Clone the repository to your local machine. The GitHub docs have great instructions if this is an unfamiliar task: https://docs.github.com/en/repositories/creating-and-managing-repositories/cloning-a-repository
Confirm that you can access and push data to repo. Here’s an helpful how-to tutorial for this task with VSCode: https://zeroesandones.medium.com/how-to-commit-and-push-your-changes-to-your-github-repository-in-vscode-77a7a3d7dd02
17.3. Export from Cadet#
Step #8 in Cadet is “Export for Model Training.” This will generate a zip file and download it to your local computer. If you run into any problems during export please write to Andy.
On your computer, unzip the file and save the files in a place that you can find easily such as the Desktop or a projects directory.
Move the files in texts to 0_original_texts
Move the file in lookups to 1_lookups_data
Move everything else but corpus_json to 2_new_language_object
Track these new files with git and push them to the repository.
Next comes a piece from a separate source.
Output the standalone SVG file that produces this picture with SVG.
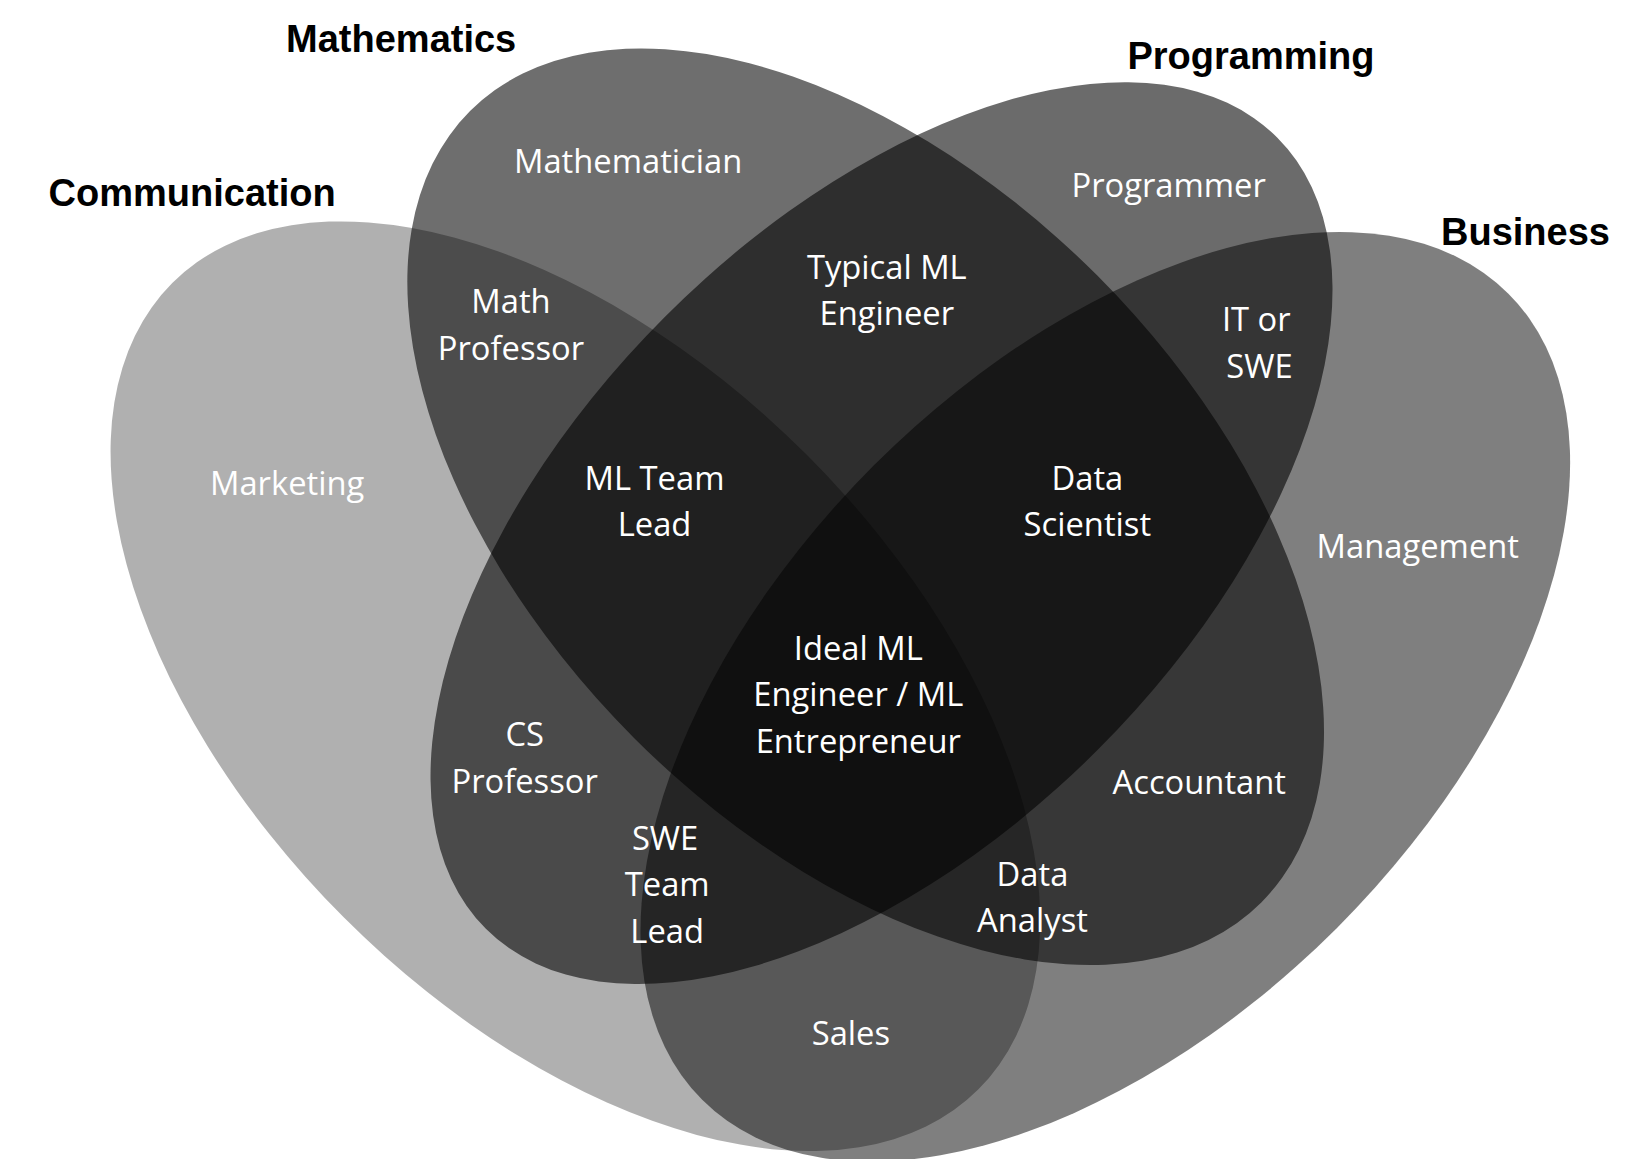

17.4. Export from inception#
Go to inception.slovo.world and login
Go to Projects and select your project
For your files to be available in the Curation menu, you will need to close them in Annotation. To do this, go to Annotation, then open the file. Click on the little lock icon to “Close File.” This can take a few seconds to complete. You can always re-open to continue work.
Open each text individually in the Curate menu. When you’re ready to export, click on the “Export Document” button. If you are exporting annotations for tokenization, part of speech, lemmata, and features, choose the conllu format. For named entities, you can select CoNLL 2002.
Download your files to the 3_inception_export folder
Commit and push everything to Github
It is possible to download all of the project files all at once from Project>Settings. If you strongly prefer this approach, please be sure to rename the CURATION_USER.conllu files to match the original names.